Wilcox Development Solutions Blog

Migrating Vagrant setup from Puppet 3 to Puppet 4 (manifestdir)

January 17, 2016

I like Puppet with Vagrant. Puppet 4 removed an option I really liked: manifestdir

You see, often when I’d start a greenfield project, I’d include a Vagrantfile so getting a new developer set up is one command. I’ve talked about this in the past.

Now-a-days I want to keep my puppet scripts in a folder, organized and slightly away from the main code.

Because I’m boring I call this puppet/.

manifestdir let me do that: shove everything into puppet/ and not see it.
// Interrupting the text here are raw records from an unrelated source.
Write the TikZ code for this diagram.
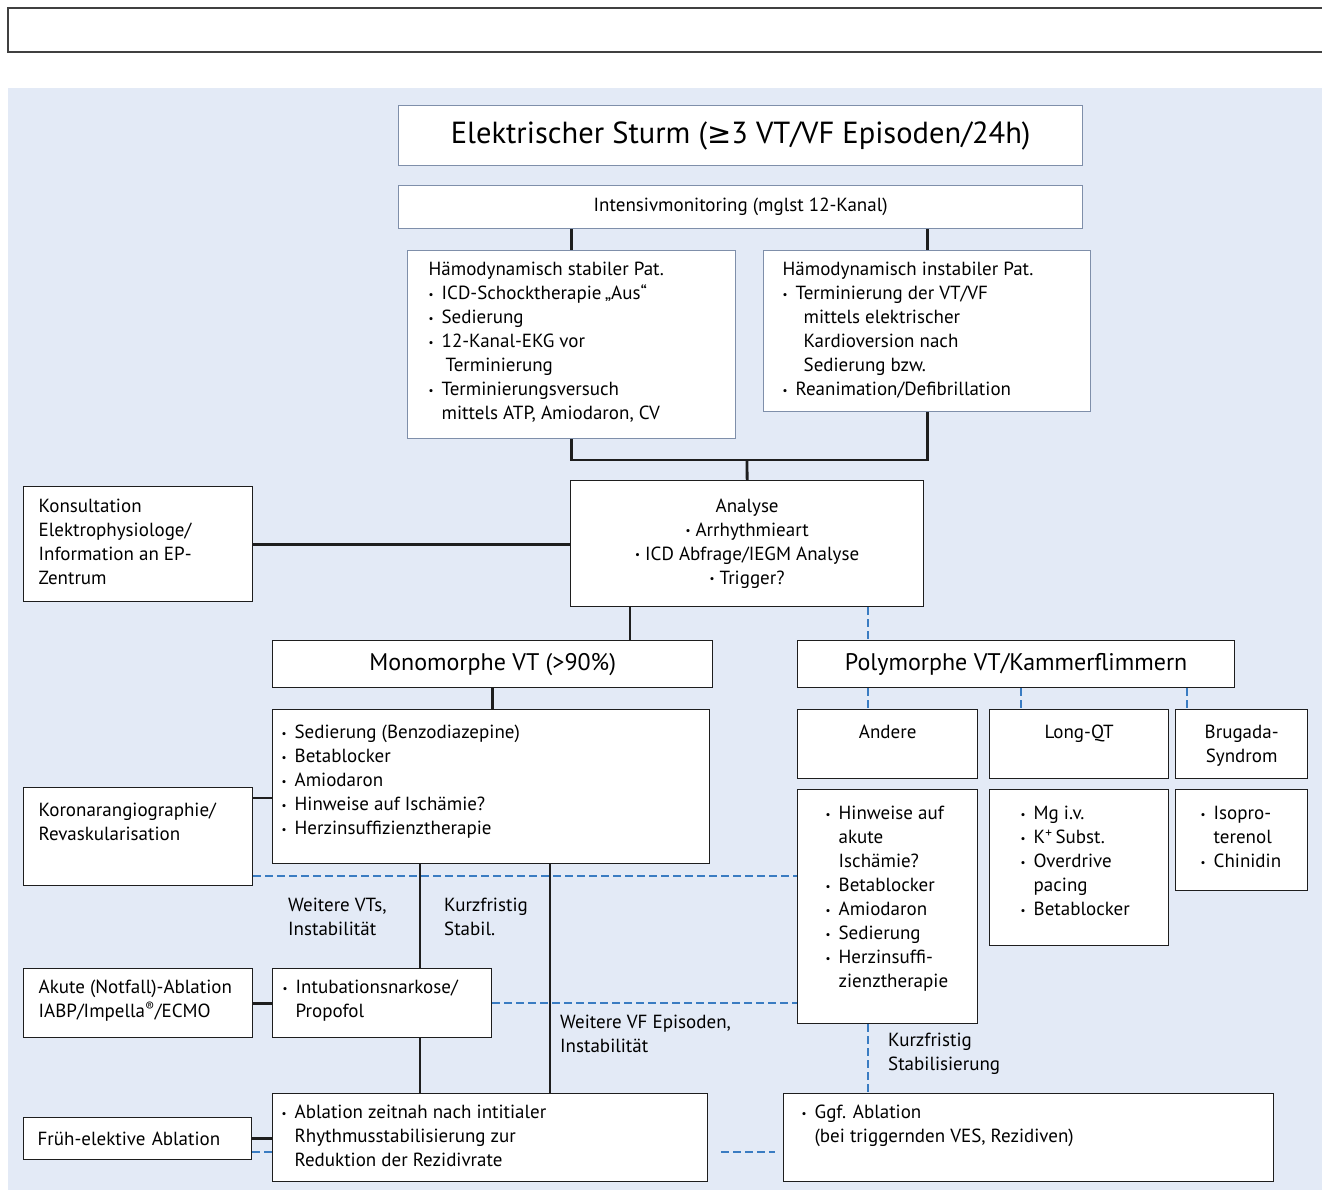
\documentclass[tikz,border=0pt]{standalone}
\usepackage{fontspec}
\setmainfont{PT Sans}
\newfontfamily\symfont{DejaVu Sans}
\usetikzlibrary{positioning}
\definecolor{stormBg}{HTML}{E3EAF6}
\definecolor{stormBlue}{HTML}{3A7CC2}
\definecolor{stormFrame}{HTML}{7F8FAA}
\definecolor{stormLine}{HTML}{1E1E1E}
\setlength{\parskip}{0pt}
\setlength{\parindent}{0pt}
% box content: width, height, left pad, top pad, text
\newcommand{\boxtext}[5]{%
  \begin{minipage}[c][#2][t]{#1}\leftskip=#3\relax\vspace*{#4}#5\end{minipage}}
\newcommand{\bul}{\makebox[13pt][l]{\raisebox{1.5pt}{\fontsize{11}{11}\selectfont•}}}
\newcommand{\itm}{\par\noindent\hangindent=13pt\hangafter=1\strut\bul}
\newcommand{\hdr}{\par\noindent\strut}
\newcommand{\cbul}{{\raisebox{1.5pt}{\fontsize{11}{11}\selectfont•}}\ }

\tikzset{
  box/.style={draw=stormLine, fill=white, line width=1.3pt, inner sep=0pt, anchor=north west},
  framebox/.style={box, draw=stormFrame},
  conn/.style={draw=stormLine, line width=2.8pt},
  link/.style={draw=stormBlue, line width=2.5pt, dash pattern=on 8pt off 4pt},
  note/.style={inner sep=0pt, align=left, anchor=north west},
}

\begin{document}
\begin{tikzpicture}[x=1pt, y=-1pt, font=\fontsize{19}{24}\selectfont]
  \useasboundingbox (0,0) rectangle (1322,1190);
  \draw[draw=black!75, line width=1.5pt] (1340,8) -- (8,8) -- (8,52) -- (1340,52);
  \fill[stormBg] (8,88) rectangle (1322,1190);

  % helper positions
  \coordinate (xmono) at (630,0);
  \coordinate (xpoly) at (868,0);
  \coordinate (xlong) at (1021,0);
  \coordinate (xbru) at (1187,0);
  \coordinate (xint) at (420,0);
  \coordinate (xabl) at (550,0);
  \coordinate (ykor) at (0,798);
  \coordinate (ydashA) at (0,876);
  \coordinate (ydashB) at (0,1152);
  \coordinate (join) at (747,460);

  % top
  \node[framebox, minimum width=684pt, minimum height=60pt, font=\fontsize{30.5}{34}\selectfont]
    (title) at (398,105) {Elektrischer Sturm ({\symfont\fontsize{29}{34}\selectfont ≥}3 VT/VF Episoden/24h)};
  \node[framebox, minimum width=684pt, minimum height=43pt] (intens) at (398,185)
    {Intensivmonitoring (mglst 12-Kanal)};
  \node[framebox] (stab) at (407,250) {\boxtext{328pt}{188pt}{21pt}{8.5pt}{%
    \hdr Hämodynamisch stabiler Pat.
    \itm ICD-Schocktherapie\,„Aus“
    \itm Sedierung
    \itm 12-Kanal-EKG vor\\\hspace*{4pt}Terminierung
    \itm Terminierungsversuch\\mittels ATP, Amiodaron, CV}};
  \node[framebox] (inst) at (763,250) {\boxtext{327pt}{161pt}{19pt}{8.5pt}{%
    \hdr Hämodynamisch instabiler Pat.
    \itm Terminierung der VT/VF\\\hspace*{8pt}mittels elektrischer\\\hspace*{8pt}Kardioversion nach\\\hspace*{8pt}Sedierung bzw.
    \itm Reanimation/Defibrillation}};

  % analysis
  \node[box, minimum width=353pt, minimum height=126pt, align=center] (analyse) at (570,480)
    {Analyse\\\cbul Arrhythmieart\\\cbul ICD Abfrage/IEGM Analyse\\\cbul Trigger?};
  \node[box] (kons) at (23,486) {\boxtext{229pt}{115pt}{15pt}{9.5pt}{%
    \hdr Konsultation\\Elektrophysiologe/\\Information an EP-\\Zentrum}};

  % monomorph branch
  \node[box, minimum width=440pt, minimum height=47pt, font=\fontsize{24}{28}\selectfont]
    (mono) at (272,640) {Monomorphe VT (>90\%)};
  \node[box] (monolist) at (272,709) {\boxtext{437pt}{154pt}{9pt}{12.5pt}{%
    \itm Sedierung (Benzodiazepine)
    \itm Betablocker
    \itm Amiodaron
    \itm Hinweise auf Ischämie?
    \itm Herzinsuffizienztherapie}};
  \node[box] (koronar) at (23,787) {\boxtext{229pt}{98pt}{15pt}{12.5pt}{%
    \hdr Koronarangiographie/\\Revaskularisation}};
  \node[box] (intub) at (272,968) {\boxtext{219pt}{69pt}{10pt}{8.5pt}{%
    \itm Intubationsnarkose/\\Propofol}};
  \node[box] (akute) at (23,968) {\boxtext{229pt}{69pt}{15pt}{8.5pt}{%
    \hdr Akute (Notfall)-Ablation\\IABP/Impella\textsuperscript{®}/ECMO}};
  \node[box] (ablation) at (272,1093) {\boxtext{435pt}{88pt}{9pt}{8.5pt}{%
    \itm Ablation zeitnah nach intitialer\\Rhythmusstabilisierung zur\\Reduktion der Rezidivrate}};
  \node[box, minimum width=228pt, minimum height=42pt, align=left, text width=200pt]
    (frueh) at (23,1117) {Früh-elektive Ablation};

  % polymorph branch
  \node[box, minimum width=437pt, minimum height=47pt, font=\fontsize{24}{28}\selectfont]
    (poly) at (797,640) {Polymorphe VT/Kammerflimmern};
  \node[box] (andere) at (797,709) {\boxtext{180pt}{69pt}{0pt}{12.5pt}{\centering\strut Andere}};
  \node[box] (longqt) at (989,709) {\boxtext{179pt}{69pt}{0pt}{12.5pt}{\centering\strut Long-QT}};
  \node[box] (brugada) at (1175,709) {\boxtext{132pt}{69pt}{0pt}{12.5pt}{\centering\strut Brugada-\\Syndrom}};
  \node[box] (anderelist) at (797,789) {\boxtext{180pt}{234pt}{28pt}{13.5pt}{%
    \itm Hinweise auf\\akute\\Ischämie?
    \itm Betablocker
    \itm Amiodaron
    \itm Sedierung
    \itm Herzinsuffi-\\zienztherapie}};
  \node[box] (longlist) at (989,789) {\boxtext{179pt}{156pt}{31pt}{13.5pt}{%
    \itm Mg i.v.
    \itm K\textsuperscript{+}\,Subst.
    \itm Overdrive\\pacing
    \itm Betablocker}};
  \node[box] (brulist) at (1175,789) {\boxtext{132pt}{101pt}{25pt}{13.5pt}{%
    \itm Isopro-\\terenol
    \itm Chinidin}};
  \node[box] (ggf) at (783,1093) {\boxtext{490pt}{88pt}{18pt}{8.5pt}{%
    \itm Ggf. Ablation\\(bei triggernden VES, Rezidiven)}};

  % free labels
  \node[note] (lblvt) at (288,898) {Weitere VTs,\\Instabilität};
  \node[note] (lblstab) at (444,898) {Kurzfristig\\Stabil.};
  \node[note] (lblvf) at (560,1015) {Weitere VF Episoden,\\Instabilität};
  \node[note] (lblkurz) at (888,1033) {Kurzfristig\\Stabilisierung};

  % solid connectors
  \draw[conn] (stab.north |- intens.south) -- (stab.north);
  \draw[conn] (inst.north |- intens.south) -- (inst.north);
  \draw[conn] (stab.south) |- (join) -| (inst.south);
  \draw[conn] (join) -- (analyse.north);
  \draw[conn] (kons.east) -- (kons.east -| analyse.west);
  \draw[conn] (analyse.south -| xmono) -- (mono.north -| xmono);
  \draw[conn] (mono.south) -- (mono.south |- monolist.north);
  \draw[conn] (koronar.east |- ykor) -- (monolist.west |- ykor);
  \draw[conn] (monolist.south -| xint) -- (intub.north -| xint);
  \draw[conn] (monolist.south -| xabl) -- (ablation.north -| xabl);
  \draw[conn] (intub.south -| xint) -- (ablation.north -| xint);
  \draw[conn] (akute.east) -- (intub.west);
  \draw[conn] (frueh.east) -- (frueh.east -| ablation.west);

  % dashed links
  \draw[link] (analyse.south -| xpoly) -- (poly.north -| xpoly);
  \draw[link] (poly.south -| xpoly) -- (andere.north -| xpoly);
  \draw[link] (poly.south -| xlong) -- (longqt.north -| xlong);
  \draw[link] (poly.south -| xbru) -- (brugada.north -| xbru);
  \draw[link] (koronar.east |- ydashA) -- (anderelist.west |- ydashA);
  \draw[link] (intub.east) -- (intub.east -| anderelist.west);
  \draw[link] (anderelist.south -| xpoly) -- (ggf.north -| xpoly);
  \draw[link] (frueh.east |- ydashB) -- (ablation.west |- ydashB);
  \draw[link, shorten <=13pt, shorten >=8pt] (ablation.east |- ydashB) -- (ggf.west |- ydashB);
\end{tikzpicture}
\end{document}
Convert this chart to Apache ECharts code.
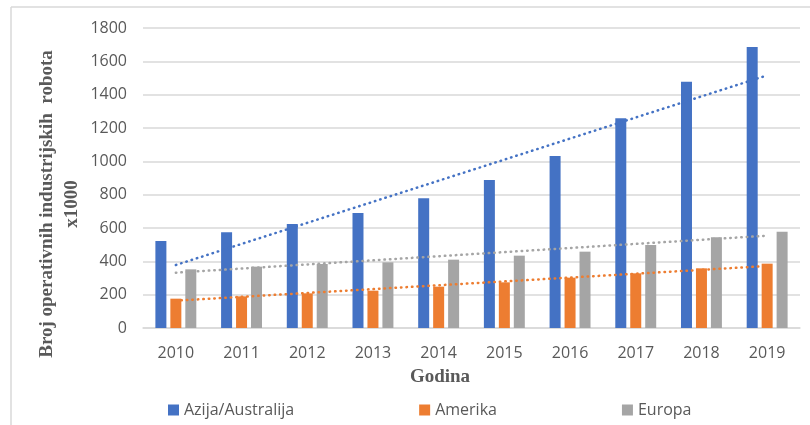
<!DOCTYPE html>
<html lang="hr">
<head>
    <meta charset="UTF-8">
    <title>Broj operativnih industrijskih robota</title>
    <style>
        html, body { margin: 0; padding: 0; background: #fff; }
        #chart { width: 810px; height: 425px; }
    </style>
    <script src="https://cdn.jsdelivr.net/npm/echarts@6/dist/echarts.min.js"></script>
</head>
<body>
    <div id="chart"></div>
    <script>
        // podaci (x1000)
        var godine = ['2010', '2011', '2012', '2013', '2014', '2015', '2016', '2017', '2018', '2019'];
        var azija = [522, 574, 624, 690, 778, 888, 1032, 1258, 1478, 1686];
        var amerika = [176, 190, 208, 224, 248, 274, 302, 328, 358, 386];
        var europa = [352, 368, 384, 394, 410, 434, 458, 498, 544, 578];

        // linije trenda, očitane krajnje točke (2010, 2019)
        var trendAzija = [378, 1516];
        var trendAmerika = [164, 372];
        var trendEuropa = [332, 554];

        var yTicks = [0, 200, 400, 600, 800, 1000, 1200, 1400, 1600, 1800];

        function trend(ends) {
            var d = godine.map(function () { return null; });
            d[0] = ends[0];
            d[d.length - 1] = ends[1];
            return d;
        }

        var boje = ['#4472C4', '#ED7D31', '#A5A5A5'];
        var labelFont = { color: '#595959', fontSize: 16, fontFamily: 'Open Sans' };

        var chart = echarts.init(document.getElementById('chart'));

        function barSeries(name, data, color) {
            return {
                name: name, type: 'bar', data: data,
                barWidth: 11, barGap: '36%',
                itemStyle: { color: color }
            };
        }

        function trendSeries(name, ends, color) {
            return {
                name: name, type: 'line', data: trend(ends),
                connectNulls: true, symbol: 'none', silent: true,
                lineStyle: { color: color, width: 2.5, type: [0.5, 5], cap: 'round' },
                z: 5
            };
        }

        chart.setOption({
            animation: false,
            grid: { left: 143, right: 10, top: 28, bottom: 97 },
            legend: {
                data: ['Azija/Australija', 'Amerika', 'Europa'],
                left: 163, top: 397,
                icon: 'rect', itemWidth: 11, itemHeight: 11, itemGap: 125,
                textStyle: labelFont
            },
            xAxis: {
                type: 'category',
                data: godine,
                axisLine: { lineStyle: { color: '#d9d9d9', width: 1.5 } },
                axisTick: { show: false },
                axisLabel: Object.assign({ margin: 17 }, labelFont)
            },
            yAxis: {
                type: 'value',
                min: yTicks[0], max: yTicks[yTicks.length - 1], interval: 200,
                axisLine: { show: false },
                axisTick: { show: false },
                axisLabel: Object.assign({ margin: 16, formatter: function (v) { return String(v); } }, labelFont),
                splitLine: { lineStyle: { color: '#d9d9d9', width: 1.5 } }
            },
            series: [
                barSeries('Azija/Australija', azija, boje[0]),
                barSeries('Amerika', amerika, boje[1]),
                barSeries('Europa', europa, boje[2]),
                trendSeries('Trend Azija', trendAzija, boje[0]),
                trendSeries('Trend Amerika', trendAmerika, boje[1]),
                trendSeries('Trend Europa', trendEuropa, boje[2])
            ],
            graphic: [
                // okvir
                { type: 'line', shape: { x1: 11, y1: 7, x2: 810, y2: 7 }, style: { stroke: '#d9d9d9', lineWidth: 1.5 } },
                { type: 'line', shape: { x1: 11, y1: 7, x2: 11, y2: 425 }, style: { stroke: '#d9d9d9', lineWidth: 1.5 } },
                {
                    type: 'text', x: 60, y: 204, rotation: Math.PI / 2,
                    style: {
                        text: 'Broj operativnih industrijskih  robota\nx1000',
                        font: 'bold 19px "Liberation Serif"', fill: '#595959',
                        align: 'center', verticalAlign: 'middle', lineHeight: 25
                    }
                },
                {
                    type: 'text', x: 440, y: 377,
                    style: {
                        text: 'Godina',
                        font: 'bold 19px "Liberation Serif"', fill: '#595959',
                        align: 'center', verticalAlign: 'middle'
                    }
                }
            ]
        });
    </script>
</body>
</html>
One simple flag passed into Puppet from Vagrant.

I knew Puppet 4 was going to remove manifestdir, but I could ignore the problem as long as Vagrant base boxes shipped with Puppet 3.7. Which they no longer do - it seems to be 4.x now-a-days.

Bitrot is rough in the DevOps world.

It also means I had to revisit territory from the first half of an earlier blog post.

I figured out how to solve my problem by abusing Puppet’s Environment system

Skip ahead and see the diff

In my Vagrant setup I’ll have Puppet modules specific to my app: telling Puppet to install this version of Ruby, that database, this Node package, whatever. I’ll also have third party modules: actually doing the heavy lifting of downloading the right Linux package for whatever, etc.

So, I’m building on some abstraction.

I use puppet module install to pull in third party modules. Puppet 4 puts them in a new place, I specifying the environment, to keep the cognitive dissidence low. I don’t strictly have to do this, but I think it’s good.

Note that we don’t want our third party modules to be in the same places as our specific modules: if installed them in the same place then we’d have to deal with these extra files in our source tree.

You see, when Vagrant starts up it creates a folder: /tmp/vagrant-puppet/ - it’s a shared folder so anything extra put in there shows up in our source directory.

So puppet module install installs third party modules in one place, and Vagrant installs our modules in another place.

Here’s where environments come in:

  1. We set our environment_path in the Vagrantfile to be ./. This is where Puppet will go looking for environments to load
  2. We set our environment - aka the environment Vagrant will tell Puppet to use - to a folder named puppet in the source directory. (remember that?)
  3. Puppet environments can contain three things: a config file, a modules folder and a manifests folder

Our config file sets the path for modules: we tell Puppet to look in our puppet/modules file, then look in the directory where puppet module install downloads its modules to, then look at the base module directory.

We need our config file because by default Puppet will look for modules in our environment’s module path, and the base module directory… and not where puppet module install puts things. (or so it seems…)

So that’s how you mis-use environments to get manifestdir “working” again.